Bullying program critical to preventing violence
Appeal Staff Writer
Carson Middle School students lingering at their lockers and eating lunch Wednesday had difficulty expressing their feelings about Tuesday’s shooting at Pine Middle School in Reno.
“It’s not something you want to talk about because it’s really sad,” said Leslie Flegler, 13, explaining that just a few words passed between her and her friends about the incident. “It’s just not something you want to talk about.”
Two students were injured in the morning shooting at the southeast Reno middle school on Neil Road. The shooter, a 14-year-old male, opened fire outside the school’s cafeteria. One student went to the hospital. Another was injured by shrapnel.
Leslie said if something similar occurred at her school she would duck under her desk like in an earthquake.
“You can’t stop a bullet,” she said.
But while schools can’t stop bullets, Carson Middle School has been proactive in stopping bullies, according to Principal Sam Santillo, who thinks the program is critical to preventing violence.
“We try to identify students we feel are having a difficult time at school,” he said.
The program, which has been in place for three years, puts staff in constant contact with students who might feel the need to act out.
“Even that is not the answer,” he said.
But as a result of the school shooting, he is considering changing the school’s code-red procedure. It is the same procedure that Pine Middle School used Tuesday and involves teachers locking their classroom doors and blocking out the window of the door into their classrooms.
The lock-down has only been practiced with staff at Carson Middle because research shows, Santillo said, it’s best to keep students from knowing the plan so that it cannot be jeopardized.
He’s now thinking he may use an early-out day to practice a code-red drill with students in the morning and assess the procedure with staff in the afternoon.

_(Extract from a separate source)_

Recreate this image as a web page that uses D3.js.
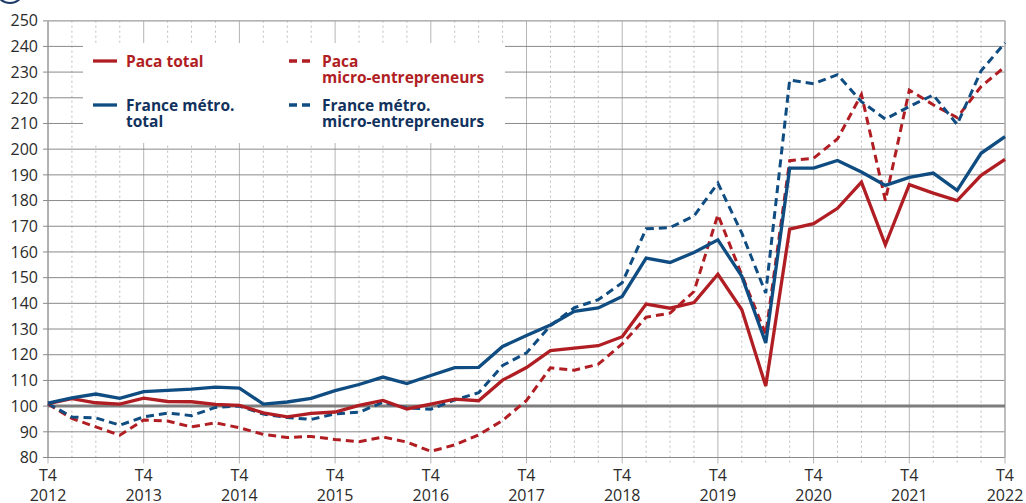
<!DOCTYPE html>
<html>
<head>
<meta charset="utf-8">
<script src="https://cdn.jsdelivr.net/npm/d3@7"></script>
<style>
    body { margin: 0; background: #fff; }
    text { font-family: "Open Sans", "Noto Sans", sans-serif; }
</style>
</head>
<body>
<div class="canvas"></div>
<script>
const periods = [
    '2012T4',
    '2013T1', '2013T2', '2013T3', '2013T4',
    '2014T1', '2014T2', '2014T3', '2014T4',
    '2015T1', '2015T2', '2015T3', '2015T4',
    '2016T1', '2016T2', '2016T3', '2016T4',
    '2017T1', '2017T2', '2017T3', '2017T4',
    '2018T1', '2018T2', '2018T3', '2018T4',
    '2019T1', '2019T2', '2019T3', '2019T4',
    '2020T1', '2020T2', '2020T3', '2020T4',
    '2021T1', '2021T2', '2021T3', '2021T4',
    '2022T1', '2022T2', '2022T3', '2022T4'
];

const pacaTotal = [
    101, 102.9, 101.3, 100.8, 103.1, 101.8, 101.7, 100.7, 100.3, 97.4,
    95.8, 97.2, 97.7, 100.3, 102.2, 98.9, 100.8, 102.7, 102.1, 110.1,
    115, 121.6, 122.6, 123.5, 127, 139.7, 138.1, 140.3, 151.3, 137.5,
    107.8, 168.9, 171, 177, 187.2, 162.8, 186.2, 182.9, 180, 189.8, 196
];

const pacaMicro = [
    100.8, 95.2, 91.9, 88.7, 94.6, 94.2, 91.9, 93.5, 91.6, 89,
    87.8, 88.2, 87, 86.1, 88, 86, 82.4, 84.9, 88.8, 94.4,
    102.2, 114.9, 114, 116.3, 124.2, 134.6, 136.2, 144.6, 174.5, 151,
    128, 195.5, 196.5, 204, 221.3, 180, 223, 217.3, 212.3, 224.4, 232.1
];

const franceTotal = [
    101.2, 103.2, 104.7, 103, 105.6, 106.1, 106.6, 107.4, 107, 100.8,
    101.6, 103, 106, 108.4, 111.3, 108.8, 111.9, 115, 115.1, 123.2,
    127.5, 131.6, 136.9, 138.2, 142.7, 157.6, 155.9, 159.8, 164.7, 150.5,
    124.6, 192.6, 192.6, 195.6, 191.1, 185.9, 189, 190.7, 184, 198.4, 204.9
];

const franceMicro = [
    101, 95.8, 95.4, 92.6, 95.8, 97.3, 96.3, 99.5, 100, 96.9,
    95.6, 94.8, 97, 97.6, 101.5, 99.3, 98.8, 102.4, 105.2, 115.8,
    120.7, 131.3, 138.3, 141.4, 148, 169, 169.5, 174, 186.8, 167.3,
    144, 226.9, 225.5, 229, 218.5, 211.7, 216.6, 221.1, 209.6, 230.5, 241.4
];

const yTicks = [80, 90, 100, 110, 120, 130, 140, 150, 160, 170, 180, 190, 200, 210, 220, 230, 240, 250];

const dims = { width: 1026, height: 503 };
const plot = { left: 48, right: 1005, top: 20.7, bottom: 457.5 };

const red = '#b01e23';
const blue = '#0f4c81';
const blueText = '#12325e';

const svg = d3.select('.canvas')
                .append('svg')
                .attr('width', dims.width)
                .attr('height', dims.height);

const x = d3.scaleLinear()
            .domain([0, periods.length - 1])
            .range([plot.left, plot.right]);

const y = d3.scaleLinear()
            .domain([80, 250])
            .range([plot.bottom, plot.top]);

// logo bit, cut at the top
svg.append('circle')
    .attr('cx', 10).attr('cy', -11).attr('r', 14)
    .attr('fill', 'none')
    .attr('stroke', '#1b3a68')
    .attr('stroke-width', 2);

// vertical grid: solid on T4, dotted for other quarters
const vgrid = svg.append('g');
periods.forEach((p, i) => {
    const isT4 = p.endsWith('T4');
    vgrid.append('line')
        .attr('x1', x(i)).attr('x2', x(i))
        .attr('y1', plot.top).attr('y2', plot.bottom + 6)
        .attr('stroke', isT4 ? '#b4b4b4' : '#bdbdbd')
        .attr('stroke-width', 1)
        .attr('stroke-dasharray', isT4 ? null : '2,3');
});

// horizontal grid
svg.append('g')
    .selectAll('line')
    .data(yTicks)
    .enter()
    .append('line')
        .attr('x1', plot.left - 5)
        .attr('x2', plot.right)
        .attr('y1', d => y(d))
        .attr('y2', d => y(d))
        .attr('stroke', '#8a8a8a')
        .attr('stroke-width', 1);

// frame
svg.append('line')
    .attr('x1', plot.left).attr('x2', plot.left)
    .attr('y1', plot.top).attr('y2', plot.bottom)
    .attr('stroke', '#8a8a8a');
svg.append('line')
    .attr('x1', plot.right).attr('x2', plot.right)
    .attr('y1', plot.top).attr('y2', plot.bottom)
    .attr('stroke', '#b4b4b4').attr('stroke-width', 1.5);
svg.append('line')
    .attr('x1', plot.left - 5).attr('x2', plot.right)
    .attr('y1', plot.top).attr('y2', plot.top)
    .attr('stroke', '#b4b4b4').attr('stroke-width', 1.5);

// base 100
svg.append('line')
    .attr('x1', plot.left).attr('x2', plot.right)
    .attr('y1', y(100)).attr('y2', y(100))
    .attr('stroke', '#7d7d7d')
    .attr('stroke-width', 3);

// y labels
svg.append('g')
    .selectAll('text')
    .data(yTicks)
    .enter()
    .append('text')
        .attr('x', 38)
        .attr('y', d => y(d))
        .attr('dy', '0.36em')
        .attr('text-anchor', 'end')
        .attr('font-size', 16)
        .attr('fill', '#2b2b2b')
        .text(d => d);

// x labels on T4 only
const xLabels = svg.append('g');
periods.forEach((p, i) => {
    if (!p.endsWith('T4')) return;
    const t = xLabels.append('text')
        .attr('text-anchor', 'middle')
        .attr('font-size', 16)
        .attr('fill', '#2b2b2b');
    t.append('tspan').attr('x', x(i)).attr('y', 481).text('T4');
    t.append('tspan').attr('x', x(i)).attr('y', 500.5).text(p.slice(0, 4));
});

// legend background
svg.append('rect')
    .attr('x', 83).attr('y', 43)
    .attr('width', 422).attr('height', 100)
    .attr('fill', '#fff');

const series = [
    { name: 'pacaMicro', values: pacaMicro, color: red, dash: '8,5', width: 3 },
    { name: 'franceMicro', values: franceMicro, color: blue, dash: '8,5', width: 3 },
    { name: 'pacaTotal', values: pacaTotal, color: red, dash: null, width: 3.3 },
    { name: 'franceTotal', values: franceTotal, color: blue, dash: null, width: 3.3 }
];

const line = d3.line()
                .x((d, i) => x(i))
                .y(d => y(d));

svg.append('g')
    .selectAll('path')
    .data(series)
    .enter()
    .append('path')
        .attr('d', d => line(d.values))
        .attr('fill', 'none')
        .attr('stroke', d => d.color)
        .attr('stroke-width', d => d.width)
        .attr('stroke-dasharray', d => d.dash)
        .attr('stroke-linejoin', 'miter');

// legend
const legendItems = [
    { lines: ['Paca total'], color: red, text: red, dash: null, x: 93, y: 61 },
    { lines: ['Paca', 'micro-entrepreneurs'], color: red, text: red, dash: '8,5', x: 289, y: 61 },
    { lines: ['France métro.', 'total'], color: blue, text: blueText, dash: null, x: 93, y: 105 },
    { lines: ['France métro.', 'micro-entrepreneurs'], color: blue, text: blueText, dash: '8,5', x: 289, y: 105 }
];

const legend = svg.append('g');
legendItems.forEach(item => {
    legend.append('line')
        .attr('x1', item.x).attr('x2', item.x + 24)
        .attr('y1', item.y).attr('y2', item.y)
        .attr('stroke', item.color)
        .attr('stroke-width', 3.3)
        .attr('stroke-dasharray', item.dash);
    const t = legend.append('text')
        .attr('font-size', 15.5)
        .attr('font-weight', 'bold')
        .attr('fill', item.text);
    item.lines.forEach((l, k) => {
        t.append('tspan')
            .attr('x', item.x + 33)
            .attr('y', item.y + 5.5 + k * 16)
            .text(l);
    });
});
</script>
</body>
</html>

“I’m seriously considering changing it,” he said.
In his 15 years at Carson Middle School, he has taken away small knives ” but never a “true weapon.” If guns became a problem, student searches could be an answer ” just not an easy one.
“Schools are supposed to be inviting places,” he said. “(With searching), are we making a place that’s inviting, or are we making a place that’s institutionalized?”
Blake Re, 13, has seen students searched at school, just not for guns, but for suspicion of drugs or stolen items.
“I don’t want (a shooting) to happen anywhere,” he said Wednesday afternoon standing outside school with his grandmother. “I’ve never seen anything or heard of anything like (this) happening that is this close.”
Carole Re, his grandmother, supports searches and says when people have nothing to hide ” if they’re “on the up and up” ” then searches usually aren’t seen as an invasion of privacy.
“(A shooting) could happen anywhere,” she said. “You hope that it wouldn’t. You would like to think society isn’t at this level. You just don’t know. But precautions need to be taken.”
Santillo said the bullying program at the school encourages students to take “ownership.” Some of the best tips about potential problems at Carson Middle School come from students.
“This hit home for all of us,” he said.